WK10 – Nose dive in blurry directions (Pre-alpha Build)

Summary

Goal: Playtest the first build of the full experience.

Challenge: Prototyped without having a finished design direction.

Did we fulfill this week’s goals: Yes!

Process

Goals for this first builds playtest:

  1. Usability of our drawing activities on the iPad.
  2. Overall experience: Drawing prompts, phone calls mechanics, artist’s stance.

Zoe made a physical wireframe for us. Having physical material to quickly look and point at enabled our workflow to be super effective! Saumya also put together several drawing interfaces. We used the “Statue of Liberty” for this playtest. 

Playtesting

Dave and Brenda gave us great feedback. [Links to videos]
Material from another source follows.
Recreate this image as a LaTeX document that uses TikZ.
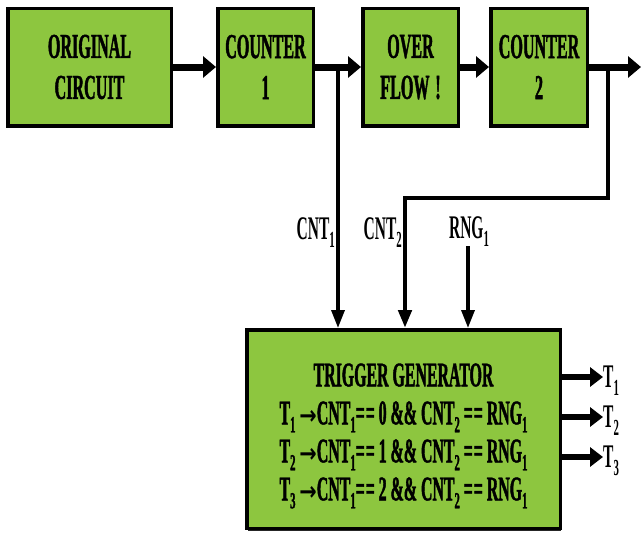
\documentclass[tikz,border=0pt]{standalone}
\usepackage{fontspec}
\setmainfont{Liberation Serif}
\newfontfamily\condbold{Liberation Serif Bold}[FakeStretch=0.46, FakeBold=1.2]
\newfontfamily\lblfont{Liberation Serif Bold}[FakeStretch=0.47]
\newfontfamily\arrowfont{DejaVu Sans Bold}[FakeStretch=0.8]
\usetikzlibrary{arrows.meta,calc,shadows}
\definecolor{boxgreen}{HTML}{8DC63F}
\newcommand\sbx[1]{\raisebox{-8pt}{\fontsize{23pt}{23pt}\selectfont #1}}
\newcommand\arr{{\arrowfont\fontsize{26pt}{26pt}\selectfont →}}
\begin{document}
\begin{tikzpicture}[x=1pt,y=-1pt,
  blk/.style={draw=black, line width=3.5pt, fill=boxgreen, inner sep=0pt, align=center,
    drop shadow={shadow xshift=1pt, shadow yshift=-2.5pt, opacity=0.85, fill=black},
    font=\condbold\fontsize{35pt}{41pt}\selectfont},
  bigarrow/.style={line width=7pt, -{Triangle[length=13pt,width=21pt]}},
  feed/.style={line width=3.5pt, -{Triangle[length=18pt,width=13pt]}},
  outarrow/.style={line width=6pt, -{Triangle[length=13pt,width=19pt]}},
  lbl/.style={font=\lblfont\fontsize{33pt}{35pt}\selectfont, inner sep=0pt},
]
\useasboundingbox (0,0) rectangle (641,533);
\node[blk, minimum width=163.5pt, minimum height=117.5pt] (orig) at (89.5,67) {ORIGINAL\\CIRCUIT};
\node[blk, minimum width=95.5pt, minimum height=117.5pt] (c1) at (265.5,67) {COUNTER\\1};
\node[blk, minimum width=95.5pt, minimum height=117.5pt] (of) at (410.5,67) {OVER\\FLOW\,!};
\node[blk, minimum width=96.5pt, minimum height=117.5pt] (c2) at (539,67) {COUNTER\\2};
\node[blk, minimum width=313.5pt, minimum height=198.5pt] (trig) at (403.5,429) {};
\node[align=center, inner sep=0pt, font=\condbold\fontsize{34.5pt}{38pt}\selectfont] (trigtxt) at (403.5,436)
  {TRIGGER GENERATOR\\
   T\sbx{1} \arr CNT\sbx{1}=\hspace{1pt}= 0 \&\& CNT\sbx{2} =\hspace{1pt}= RNG\sbx{1}\\
   T\sbx{2} \arr CNT\sbx{1}=\hspace{1pt}= 1 \&\& CNT\sbx{2} =\hspace{1pt}= RNG\sbx{1}\\
   T\sbx{3} \arr CNT\sbx{1}=\hspace{1pt}= 2 \&\& CNT\sbx{2} =\hspace{1pt}= RNG\sbx{1}};
% main chain
\draw[bigarrow] (orig.east) -- (c1.west);
\draw[bigarrow] (c1.east) -- (of.west);
\draw[bigarrow] (of.east) -- (c2.west);
\coordinate (outR) at (641,67);
\draw[bigarrow] (c2.east) -- (outR);
% feedback lines
\coordinate (b1) at (338,67);
\draw[feed] (b1) -- (b1 |- trig.north);
\coordinate (b2) at (608,67);
\coordinate (k2) at (608,198);
\coordinate (k3) at (405,198);
\draw[feed, line width=4.5pt] (b2) -- (k2) -- (k3) -- (k3 |- trig.north);
\node[lbl, anchor=base east] (cnt1) at (335,239) {CNT\sbx{1}};
\node[lbl, anchor=base east] (cnt2) at (402,239) {CNT\sbx{2}};
\node[lbl, anchor=base] (rng) at (469,238) {RNG\sbx{1}};
\coordinate (rtop) at (468,246);
\draw[feed] (rtop) -- (rtop |- trig.north);
% outputs
\coordinate (o1) at (603,377);
\coordinate (o2) at (603,417);
\coordinate (o3) at (603,457);
\draw[outarrow] (o1 -| trig.east) -- (o1);
\draw[outarrow] (o2 -| trig.east) -- (o2);
\draw[outarrow] (o3 -| trig.east) -- (o3);
\node[lbl, anchor=base west] (t1) at (603,387) {T\sbx{1}};
\node[lbl, anchor=base west] (t2) at (603,427) {T\sbx{2}};
\node[lbl, anchor=base west] (t3) at (603,467) {T\sbx{3}};
\end{tikzpicture}
\end{document}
  1. The artist’s phone calls created a great sense of urgency.
  2. The artist sounded apologetic.
  3. Do guerrilla artists care about gatekeepers?
  4. Drawing mechanics felt good and engaging.
  5. Drawing prompts “Draw what freedom means to you” and “Draw what freedom in America means to you” required too much thinking from the audience – Audience needed a “permission” to know what one can discuss.
  6. Censorship mechanics was cool but relied heavily on the audience drawing something controversial.
  7. Hard to control player-generated content.
  8. What if we provide context for the drawing activity, such as putting the drawing up in a school, or a prison, would that help the audience censor others’ drawings?
  9. Most importantly, what is the artist’s stance on freedom?
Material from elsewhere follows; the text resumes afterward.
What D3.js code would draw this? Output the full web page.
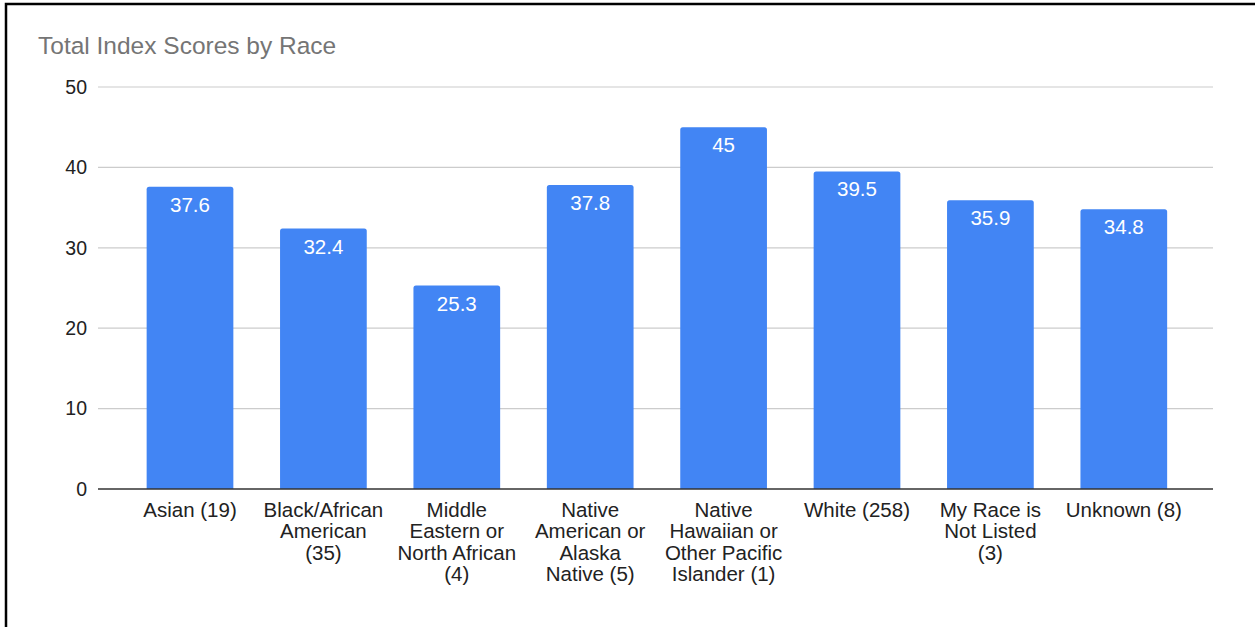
<!DOCTYPE html>
<html><head><meta charset="utf-8">
<script src="https://cdn.jsdelivr.net/npm/d3@7"></script>
<style>body{margin:0;background:#fff}svg{display:block;font-family:Arial,"Liberation Sans",sans-serif}</style>
</head><body>
<svg id="c" width="1255" height="627"></svg>
<script>
const categories = [
  ["Asian (19)"],
  ["Black/African","American","(35)"],
  ["Middle","Eastern or","North African","(4)"],
  ["Native","American or","Alaska","Native (5)"],
  ["Native","Hawaiian or","Other Pacific","Islander (1)"],
  ["White (258)"],
  ["My Race is","Not Listed","(3)"],
  ["Unknown (8)"]
];
const values = [37.6, 32.4, 25.3, 37.8, 45, 39.5, 35.9, 34.8];
const valueLabels = ["37.6","32.4","25.3","37.8","45","39.5","35.9","34.8"];
const yTicks = [0, 10, 20, 30, 40, 50];
const title = "Total Index Scores by Race";

const svg = d3.select("#c");
svg.append("rect").attr("x",6).attr("y",4).attr("width",1260).attr("height",640)
  .attr("fill","none").attr("stroke","#000").attr("stroke-width",2.5);

svg.append("text").attr("x",38).attr("y",54).attr("fill","#757575")
  .attr("font-size",24.5).text(title);

const y = d3.scaleLinear().domain([0,50]).range([489,87]);
const x = d3.scaleBand().domain(d3.range(categories.length)).range([123.3,1190.5]).paddingInner(0.35).paddingOuter(0.175);
const gridX0 = 98, gridX1 = 1213;

const grid = svg.append("g");
grid.selectAll("line").data(yTicks.filter(t=>t>0)).join("line")
  .attr("x1",gridX0).attr("x2",gridX1).attr("y1",d=>y(d)).attr("y2",d=>y(d))
  .attr("stroke","#cccccc").attr("stroke-width",1.2);

const yAxis = svg.append("g").attr("transform",`translate(${gridX0},0)`)
  .call(d3.axisLeft(y).tickValues(yTicks).tickSize(0).tickPadding(11));
yAxis.select(".domain").remove();
yAxis.selectAll("text").attr("font-size",19.5).attr("fill","#222").attr("font-family","Arial,'Liberation Sans',sans-serif");

const bars = svg.append("g");
bars.selectAll("path").data(values).join("path")
  .attr("fill","#4285f4")
  .attr("d",(d,i)=>{
    const x0=x(i), w=x.bandwidth(), y0=y(d), y1=y(0), r=2.5;
    return `M${x0},${y1}V${y0+r}Q${x0},${y0} ${x0+r},${y0}H${x0+w-r}Q${x0+w},${y0} ${x0+w},${y0+r}V${y1}Z`;
  });

bars.selectAll("text").data(values).join("text")
  .attr("x",(d,i)=>x(i)+x.bandwidth()/2).attr("y",d=>y(d)+25)
  .attr("text-anchor","middle").attr("fill","#fff").attr("font-size",20.5)
  .text((d,i)=>valueLabels[i]);

svg.append("line").attr("x1",gridX0).attr("x2",gridX1).attr("y1",y(0)).attr("y2",y(0))
  .attr("stroke","#333").attr("stroke-width",1.5);

const xl = svg.append("g");
categories.forEach((lines,i)=>{
  const t = xl.append("text").attr("text-anchor","middle").attr("font-size",20.5).attr("fill","#222");
  lines.forEach((ln,j)=>{
    t.append("tspan").attr("x",x(i)+x.bandwidth()/2).attr("y",517+j*21.3).text(ln);
  });
});
</script>
</body></html>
We knew this last piece was the biggest problem! We had spent the past 2 weeks not being able to create the artist’s statement. Because of our diverse background, we struggled to arrive at a statement that would resonate with all of us despite finding inspirations from Ai Wei Wei, Marina Abramovic, JR, and Banksy.

Reaching out to experts

I reached out to Raul, ForFreedoms, Jon Rubin, Alisha Wormsley, Sabrina Culyba Jessica Hammer, and the Guerrilla Girls in hope that they could shine lights on the things we had not yet known. On other hand, Games For Change and ForFreedoms were not sure what kinds of artists we were looking for. 

Losing hope

Boyi attempted another iteration on the “freedom” prompt. Our team ran into a conflict around the concept of “gatekeepers.” Half of us decided to steer away from the “gatekeepers” and the other half thought it was important to let the guests experience being gate-kept. We all felt that there was still a big missing piece, and we felt incompetent for not being able to figure it out! We almost pivoted our direction to “Art is a process” once again out of frustration.

Finding motivation

I reflected on our progress, wondering when it started to become so difficult! I realized that our team without the fictional character (a guerrilla artist) was like a ship without a steering wheel. Here’s why:

  1. The meaning of being a guerrilla artist was strong and cool.
  2. The puns “guerrilla” and “gorilla” and other associated pop-culture icons like bananas worked with our humor as a team.

I discussed with Kevin about the problem. We decided to take a break in the weekend and think more about it.